I dati snocciolati dall’Associazione dei costruttori nel rapporto sulla situazione di crisi dell’Edilizia in Sicilia sono sconcertanti.
Il “Rapporto congiunturale sull’industria delle costruzioni in Sicilia”, realizzato dalla Direzione affari economici e Centro studi dell’Ance nazionale in collaborazione con Ance Sicilia e Ance Palermo produce il solito grido d’allarme verso l’inerzia della pubblica amministrazione regionale, del Governo Siciliano e dei Comuni ed in generale di quelle che l’Associazione dei Costruttori stessi definiscono “autorità competenti”.

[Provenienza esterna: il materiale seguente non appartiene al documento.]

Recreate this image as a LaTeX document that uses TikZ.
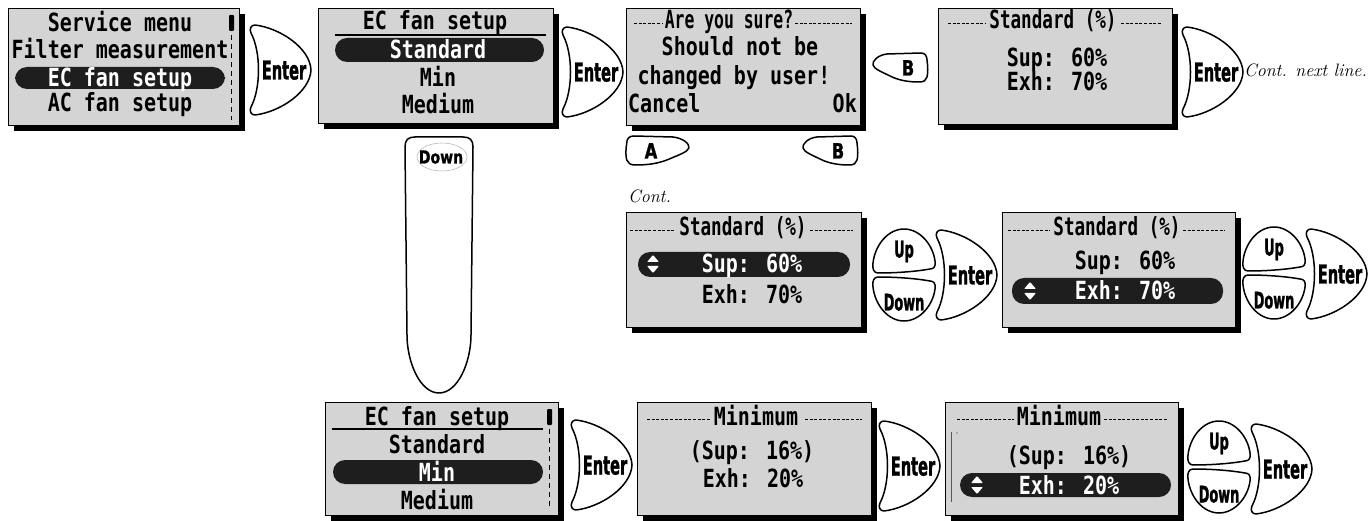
\documentclass[tikz,border=0pt]{standalone}
\usepackage{fontspec}
\usepackage{graphicx}
\newfontfamily\lcdf[FakeStretch=0.8]{DejaVu Sans Mono Bold}
\newfontfamily\btnf[FakeStretch=0.56, FakeBold=1.2]{DejaVu Sans Bold}
\newfontfamily\btnwf[FakeStretch=0.78, FakeBold=1]{DejaVu Sans Bold}
\definecolor{lcdbg}{RGB}{212,212,213}
\definecolor{pillc}{RGB}{30,30,30}
\newcommand{\lcdscreen}[5]{%
  \fill[black] (#2+6,#3+6) rectangle (#2+6+#4,#3+6+#5);
  \node[scr, anchor=north west, minimum width=#4pt, minimum height=#5pt, inner sep=0pt] (#1) at (#2,#3) {};}
\newcommand{\udicon}[2]{%
  \fill[white, rounded corners=0.8pt] (#1-6,#2-2) -- (#1+6,#2-2) -- (#1,#2-9) -- cycle;
  \fill[white, rounded corners=0.8pt] (#1-6,#2+2) -- (#1+6,#2+2) -- (#1,#2+9) -- cycle;}
\tikzset{
  scr/.style={draw=black, line width=1.3pt, fill=lcdbg},
  btn/.style={draw=black, line width=1.5pt, fill=white, line join=round},
  lcd/.style={font=\lcdf\fontsize{25}{25}\selectfont, inner sep=0pt, text height=18pt, text depth=0pt},
  lcdw/.style={lcd, text=white},
  pill/.style={fill=pillc, rounded corners=12pt},
  ttl/.style={black, line width=0.9pt, dash pattern=on 3pt off 1.6pt},
  btxt/.style={font=\btnf\fontsize{26}{26}\selectfont, inner sep=0pt, text height=19pt, text depth=0pt},
  bsm/.style={font=\btnf\fontsize{23}{23}\selectfont, inner sep=0pt, text height=17pt, text depth=0pt},
  bltr/.style={font=\btnwf\fontsize{21}{21}\selectfont, inner sep=0pt, text height=15pt, text depth=0pt},
  note/.style={font=\itshape\fontsize{18}{19}\selectfont, inner sep=0pt, anchor=west},
  enterbtn/.pic={
    \draw[btn] (5,-45) .. controls (1,-45) and (-1,-41) .. (1,-37)
      .. controls (11,-18) and (11,18) .. (1,37)
      .. controls (-1,41) and (1,45) .. (5,45)
      .. controls (30,42) and (60,22) .. (61,0)
      .. controls (60,-22) and (30,-42) .. (5,-45) -- cycle;
    \node[btxt] (-t) at (34,0) {Enter};},
  upbtn/.pic={
    \draw[btn] (5,-2) .. controls (1,-2) and (-1,-6) .. (0,-12)
      .. controls (2,-30) and (15,-46) .. (31,-46)
      .. controls (47,-46) and (60,-30) .. (62,-14)
      .. controls (63,-9) and (61,-6) .. (57,-6)
      .. controls (40,-3) and (20,-2) .. (5,-2) -- cycle;
    \node[bsm] (-t) at (31,-26) {Up};},
  downbtn/.pic={
    \draw[btn] (5,2) .. controls (1,2) and (-1,6) .. (0,12)
      .. controls (2,30) and (15,46) .. (31,46)
      .. controls (47,46) and (60,30) .. (62,14)
      .. controls (63,9) and (61,6) .. (57,6)
      .. controls (40,3) and (20,2) .. (5,2) -- cycle;
    \node[bsm] (-t) at (31,27) {Down};},
  bbtn/.pic={
    \draw[btn] (15,1) -- (49,0) .. controls (53,0) and (55,3) .. (55,7)
      .. controls (56,14) and (56,20) .. (55,24)
      .. controls (54,27) and (52,29) .. (48,29)
      .. controls (38,29) and (28,28) .. (18,23)
      .. controls (10,19) and (2,16) .. (1,12)
      .. controls (0,8) and (6,2) .. (15,1) -- cycle;}
}
\begin{document}
\begin{tikzpicture}[x=1pt,y=-1pt]
\fill[white] (0,0) rectangle (1368,521);
\useasboundingbox (0,0) rectangle (1368,521);

% ---------- Screen 1
\lcdscreen{s1}{8}{8}{231}{117}
\node[lcd] (s1a) at (120,23) {Service menu};
\node[lcd] (s1b) at (120,50) {Filter measurement};
\fill[pill] (15,67) rectangle (225,89);
\node[lcdw] (s1c) at (120,78) {EC fan setup};
\node[lcd] (s1d) at (120,103) {AC fan setup};
\fill[black, rounded corners=1pt] (229,15) rectangle (234,31);
\draw[line width=1pt, dash pattern=on 5pt off 4pt] (231.5,35) -- (231.5,120);

% ---------- Screen 2
\lcdscreen{s2}{318}{8}{235}{115}
\node[lcd] (s2a) at (435,21) {EC fan setup};
\draw[line width=1.2pt] (335,35) -- (546,35);
\fill[pill] (335,38) rectangle (544,62);
\node[lcdw] (s2b) at (438,50) {Standard};
\node[lcd] (s2c) at (438,78) {Min};
\node[lcd] (s2d) at (438,105) {Medium};

% ---------- Screen 3
\lcdscreen{s3}{626}{8}{234}{117}
\node[lcd] (s3a) at (729,20) {\scalebox{0.82}[1]{Are you sure?}};
\draw[ttl] (634,23) -- (663,23);
\draw[ttl] (795,23) -- (852,23);
\node[lcd] (s3b) at (740,47) {Should not be};
\node[lcd] (s3c) at (734,76) {changed by user!};
\node[lcd, anchor=west] (s3d) at (628,104) {Cancel};
\node[lcd, anchor=east] (s3e) at (857,104) {Ok};

% ---------- Screen 4
\lcdscreen{s4}{938}{8}{234}{116}
\node[lcd] (s4a) at (1053,20) {\scalebox{0.88}[1]{Standard (\%)}};
\draw[ttl] (948,23) -- (985,23);
\draw[ttl] (1121,23) -- (1162,23);
\node[lcd] (s4b) at (1057,58) {Sup: 60\%};
\node[lcd] (s4c) at (1057,82) {Exh: 70\%};

% ---------- Screen 5
\lcdscreen{s5}{626}{212}{235}{115}
\node[lcd] (s5a) at (743,227) {\scalebox{0.88}[1]{Standard (\%)}};
\draw[ttl] (630,230) -- (675,230);
\draw[ttl] (810,230) -- (853,230);
\fill[pill] (638,252) rectangle (850,277);
\udicon{653}{264}
\node[lcdw] (s5b) at (752,264) {Sup: 60\%};
\node[lcd] (s5c) at (752,295) {Exh: 70\%};

% ---------- Screen 6
\lcdscreen{s6}{1002}{212}{233}{115}
\node[lcd] (s6a) at (1117,227) {\scalebox{0.88}[1]{Standard (\%)}};
\draw[ttl] (1008,230) -- (1050,230);
\draw[ttl] (1183,230) -- (1225,230);
\node[lcd] (s6b) at (1125,261) {Sup: 60\%};
\fill[pill] (1012,278) rectangle (1223,304);
\udicon{1030}{291}
\node[lcdw] (s6c) at (1125,291) {Exh: 70\%};

% ---------- Screen 7
\lcdscreen{s7}{325}{402}{233}{113}
\node[lcd] (s7a) at (437,416) {EC fan setup};
\draw[line width=1.2pt] (332,429) -- (543,429);
\node[lcd] (s7b) at (437,444) {Standard};
\fill[pill] (333,460) rectangle (543,484);
\node[lcdw] (s7c) at (437,472) {Min};
\node[lcd] (s7d) at (437,500) {Medium};
\fill[black, rounded corners=1pt] (547,409) rectangle (552,425);
\draw[line width=1pt, dash pattern=on 5pt off 4pt] (549.5,429) -- (549.5,510);

% ---------- Screen 8
\lcdscreen{s8}{637}{402}{234}{113}
\node[lcd] (s8a) at (756,416) {Minimum};
\draw[ttl] (647,419) -- (710,419);
\draw[ttl] (805,419) -- (862,419);
\node[lcd] (s8b) at (752,450) {(Sup: 16\%)};
\node[lcd] (s8c) at (753,478) {Exh: 20\%};

% ---------- Screen 9
\lcdscreen{s9}{945}{402}{233}{113}
\node[lcd] (s9a) at (1059,416) {Minimum};
\draw[ttl] (957,419) -- (1014,419);
\draw[ttl] (1104,419) -- (1168,419);
\draw[gray!70!black, line width=0.8pt] (951,432) -- (951,502);
\fill[gray] (957,433) circle (0.8);
\node[lcd] (s9b) at (1069,455) {(Sup: 16\%)};
\fill[pill] (960,473) rectangle (1171,497);
\udicon{977}{485}
\node[lcdw] (s9c) at (1069,485) {Exh: 20\%};

% ---------- Enter buttons
\pic (e1) at (250,70) {enterbtn};
\pic (e2) at (562,72) {enterbtn};
\pic (e4) at (1182,72) {enterbtn};
\pic (e7) at (571,465) {enterbtn};
\pic (e8) at (879,466) {enterbtn};

% ---------- Up/Down/Enter clusters
\pic (u1) at (873,275) {upbtn};
\pic (d1) at (873,275) {downbtn};
\pic (c1) at (936,275) {enterbtn};
\pic (u2) at (1243,273) {upbtn};
\pic (d2) at (1243,273) {downbtn};
\pic (c2) at (1306,274) {enterbtn};
\pic (u3) at (1188,467) {upbtn};
\pic (d3) at (1188,467) {downbtn};
\pic (c3) at (1251,469) {enterbtn};

% ---------- A / B buttons
\pic (b1) at (872,53) {bbtn};
\node[bltr] (b1t) at (908,68) {B};
\pic (b2) at (802,136) {bbtn};
\node[bltr] (b2t) at (838,151) {B};
\pic[xscale=-1.15] (a1) at (690,136) {bbtn};
\node[bltr] (a1t) at (651,151) {A};

% ---------- tall Down button
\draw[btn] (415,137) -- (463,137) .. controls (470,137) and (473,140) .. (473,147)
  -- (471,335) .. controls (471,362) and (458,393) .. (439,393)
  .. controls (420,393) and (407,362) .. (407,335) -- (405,147)
  .. controls (405,140) and (408,137) .. (415,137) -- cycle;
\draw[gray!55, line width=0.6pt] (442,157) ellipse (25 and 14);
\node[font=\btnwf\fontsize{18}{18}\selectfont, inner sep=0pt, text height=13pt, text depth=0pt] (tdn) at (441,157) {Down};

% ---------- notes
\node[note] (n1) at (1244,70) {Cont. next line.};
\node[note] (n2) at (628,196) {Cont.};
\end{tikzpicture}
\end{document}
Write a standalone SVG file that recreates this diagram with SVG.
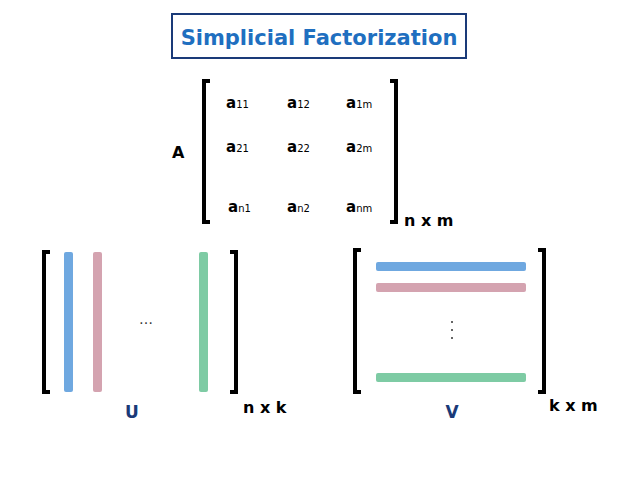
<svg xmlns="http://www.w3.org/2000/svg" width="638" height="479" viewBox="0 0 638 479">
<style>
.br{fill:none;stroke:#000;stroke-width:4}
.t{font-family:"DejaVu Sans",sans-serif;font-size:15px;font-weight:bold;fill:#000}
.s{font-size:10px;font-weight:normal}
.lab{font-family:"DejaVu Sans",sans-serif;font-size:16px;font-weight:bold;fill:#000}
.uv{font-family:"DejaVu Sans",sans-serif;font-size:17px;font-weight:bold;fill:#1a3a78}
</style>
<rect width="638" height="479" fill="#fff"/>
<g id="title">
<rect x="172" y="14" width="294" height="44" fill="#fff" stroke="#1a3a78" stroke-width="2"/>
<text x="319" y="45" text-anchor="middle" font-family="DejaVu Sans, sans-serif" font-size="21" font-weight="bold" fill="#1f6fc0">Simplicial Factorization</text>
</g>
<g id="matrixA">
<text x="172" y="158" class="lab" font-size="18">A</text>
<path class="br" d="M210,81 H204 V222 H210"/>
<path class="br" d="M390,81 H396 V222 H390"/>
<text class="t" x="226" y="108">a<tspan class="s">11</tspan></text>
<text class="t" x="287" y="108">a<tspan class="s">12</tspan></text>
<text class="t" x="346" y="108">a<tspan class="s">1m</tspan></text>
<text class="t" x="226" y="152">a<tspan class="s">21</tspan></text>
<text class="t" x="287" y="152">a<tspan class="s">22</tspan></text>
<text class="t" x="346" y="152">a<tspan class="s">2m</tspan></text>
<text class="t" x="228" y="212">a<tspan class="s">n1</tspan></text>
<text class="t" x="287" y="212">a<tspan class="s">n2</tspan></text>
<text class="t" x="346" y="212">a<tspan class="s">nm</tspan></text>
<text class="lab" x="404" y="226">n x m</text>
</g>
<g id="matrixU">
<path class="br" d="M50,252 H44 V392 H50"/>
<path class="br" d="M230,252 H236 V392 H230"/>
<rect x="64" y="252" width="9" height="140" rx="2" fill="#6fa8e0"/>
<rect x="93" y="252" width="9" height="140" rx="2" fill="#d4a3b0"/>
<rect x="199" y="252" width="9" height="140" rx="2" fill="#7ecba4"/>
<text x="146" y="324" text-anchor="middle" font-family="DejaVu Sans, sans-serif" font-size="14" fill="#333">…</text>
<text class="uv" x="132" y="418" text-anchor="middle">U</text>
<text class="lab" x="243" y="413">n x k</text>
</g>
<g id="matrixV">
<path class="br" d="M361,250 H355 V392 H361"/>
<path class="br" d="M538,250 H544 V392 H538"/>
<rect x="376" y="262" width="150" height="9" rx="2" fill="#6fa8e0"/>
<rect x="376" y="283" width="150" height="9" rx="2" fill="#d4a3b0"/>
<rect x="376" y="373" width="150" height="9" rx="2" fill="#7ecba4"/>
<g fill="#333"><circle cx="452" cy="322" r="1"/><circle cx="452" cy="330" r="1"/><circle cx="452" cy="338" r="1"/></g>
<text class="uv" x="452" y="418" text-anchor="middle">V</text>
<text class="lab" x="549" y="411">k x m</text>
</g>
</svg>
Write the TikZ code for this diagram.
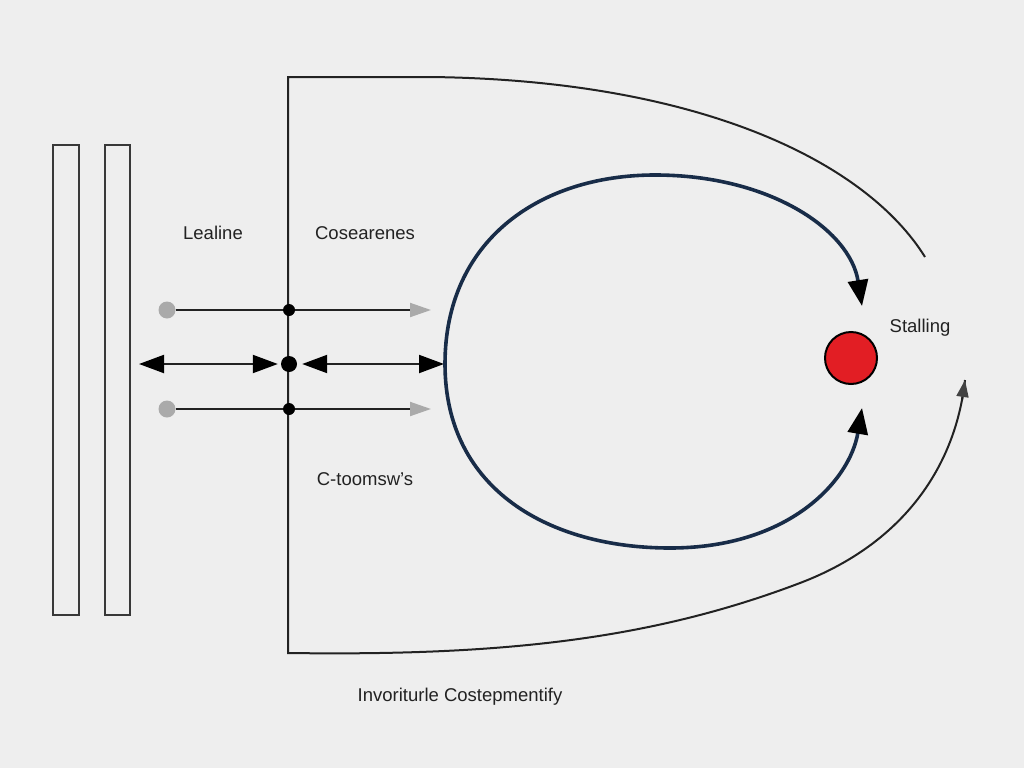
\documentclass[tikz,border=0pt]{standalone}
\usepackage{fontspec}
\setmainfont{Liberation Sans}
\usetikzlibrary{arrows.meta}
\definecolor{bg}{RGB}{238,238,238}
\definecolor{ink}{RGB}{34,34,34}
\definecolor{navy}{RGB}{24,44,72}
\definecolor{dotgray}{RGB}{170,170,170}
\definecolor{redfill}{RGB}{226,30,36}
\tikzset{
  thinline/.style={draw=ink, line width=2pt},
  gdot/.style={circle, fill=dotgray, inner sep=0pt, minimum size=17pt},
  bdot/.style={circle, fill=black, inner sep=0pt, minimum size=12pt},
  bigdot/.style={circle, fill=black, inner sep=0pt, minimum size=16pt},
  lbl/.style={font=\fontsize{18.5pt}{20pt}\selectfont, text=ink, inner sep=0pt},
  gtip/.style={-{Triangle[length=21pt,width=14pt,color=dotgray]}},
  btips/.style={{Triangle[length=25pt,width=18pt,color=black]}-{Triangle[length=25pt,width=18pt,color=black]}},
  looptip/.style={-{Triangle[length=26pt,width=20pt,color=black]}},
  bar/.style={draw=ink!90, line width=2.5pt},
}
\begin{document}
\begin{tikzpicture}[x=1pt,y=-1pt]
\useasboundingbox[fill=bg] (0,0) rectangle (1024,768);

% left bars
\draw[bar] (53,145) rectangle (79,615);
\draw[bar] (105,145) rectangle (130,615);

% outer shape
\coordinate (ot) at (288,77);
\coordinate (ob) at (288,653);
\coordinate (oend1) at (925,257);
\coordinate (oend2) at (965,380);
\draw[thinline] (oend1) .. controls (866,162) and (700,80) .. (430,77) -- (ot) -- (ob)
  .. controls (500,656) and (650,640) .. (800,583)
  .. controls (900,545) and (955,470) .. (oend2);
\draw[thinline, -{Triangle[length=17pt,width=12pt,color=ink!85]}] (962,400) -- (oend2);

% labels
\node[lbl] (lealine) at (213,233) {Lealine};
\node[lbl] (cosear) at (365,233) {Cosearenes};
\node[lbl] (ctoo) at (365,479) {C-toomsw's};
\node[lbl] (stall) at (920,328) {Stalling};
\node[lbl] (inv) at (460,697) {Invoriturle Costepmentify};

% row 1
\node[gdot] (g1) at (167,310) {};
\node[bdot] (d1) at (289,310) {};
\coordinate (t1) at (431,310);
\draw[thinline] (g1) -- (d1);
\draw[thinline, gtip] (d1) -- (t1);

% row 3
\node[gdot] (g3) at (167,409) {};
\node[bdot] (d3) at (289,409) {};
\coordinate (t3) at (431,409);
\draw[thinline] (g3) -- (d3);
\draw[thinline, gtip] (d3) -- (t3);

% row 2
\coordinate (l2) at (139,364);
\node[bigdot] (d2) at (289,364) {};
\coordinate (r2) at (444,364);
\draw[thinline, btips, shorten >=3pt] (l2) -- (d2);
\draw[thinline, btips, shorten <=5pt] (d2) -- (r2);

% navy loop
\coordinate (lp) at (445,364);
\coordinate (tipA) at (862,306);
\coordinate (tipB) at (862,408);
\draw[navy, line width=3.6pt, looptip] (lp) .. controls (445,240) and (540,175) .. (655,175)
  .. controls (770,175) and (850,230) .. (tipA);
\draw[navy, line width=3.6pt, looptip] (lp) .. controls (445,490) and (550,548) .. (670,548)
  .. controls (790,548) and (850,480) .. (tipB);

% red circle
\node[circle, fill=redfill, draw=black, line width=2pt, minimum size=52pt, inner sep=0pt] (red) at (851,358) {};
\end{tikzpicture}
\end{document}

A parte il fatto che associare il concetto di competenza a quello di autorità, sebbene dovrebbe essere una cosa normale, una pretesa oggettiva, oggi suona quasi come il tentativo, certamente involontario, di prendere in giro talune autorità che hanno mostrato sul campo di possedere piuttosto che competenza il massimo livello di incompetenza. Un aspetto ci sembra comunque opportuno mettere in luce a completamento delle valutazioni emerse e diffuse con l’iniziativa di ANCE, e lo riportiamo di seguito.
Il rapporto affida le speranze della ripresa soltanto al rilancio della spesa pubblica mediante l’efficiente utilizzo degli investimenti a di matrice comunitaria, la tanto osannata e spesso offesa dalla politica e dalla P.A. “Programmazione Comunitaria”.
Nulla ci è sembrato di scorgere invece sul tema della fiscalità in ambito immobiliare che in Italia tutta ed in molti comuni della Sicilia è giunta a livelli insostenibili. Nulla ancora sull’economia sommersa, ambito all’interno del quale trovano certamente rifugio quasi tutti gli addetti del settore licenziati dalle imprese in questi ultimi anni di crisi feroce.
Sembra a chi scrive che ci sia anche in questa “autorità competente”, in ANCE quindi, una sorta di distacco dalla realtà che produce iniziative capaci di tutelare e sostenere interessi legittimi sì, ma molto soggettivi e particolari. Non è il comparto dell’edilizia che parla, così ci sembra, ma solo autorevoli imprenditori con obiettivi chiari di carattere soggettivo che poco hanno a che fare però con l’interesse collettivo.
Come fa ANCE a non spendere adeguate riflessioni sul merito dell’economia sommersa in edilizia? Non è forse vero che quegli addetti che hanno perso il posto di lavoro dalle imprese che hanno chiuso e tanti altri ancora operano in nero nelle ristrutturazioni edilizie, nella costruzione di case e ville autonome da contesti condominiali? Non è forse vero che questa parte dell’economia sconosciuta al fisco genera comunque reddito e capacità di spesa in Sicilia come in altre zone depresse d’Italia?
Sarebbe oggi più di prima il caso che le organizzazioni datoriali e le associazioni degli industriali incominciassero sul serio a vestire il ruolo di chi opera nell’interesse collettivo. La spesa pubblica è certamente importante e resta uno strumento fondamentale per alimentare la ripresa. Ma i protagonisti, a tutti i livelli, delle tanto sbandierate riforme strutturali dovrebbero una volta tanto trovare il coraggio di affrontare sul serio i problemi strutturali. E questi, nel settore dell’edilizia come in tanti altri settori economici, impattano sulla fiscalità e sul tema del lavoro nero. Forse però non si tratta di argomenti utili a quegli interessi particolari, sempre legittimi, che spesso stanno all’ombra dell’azione di queste organizzazioni.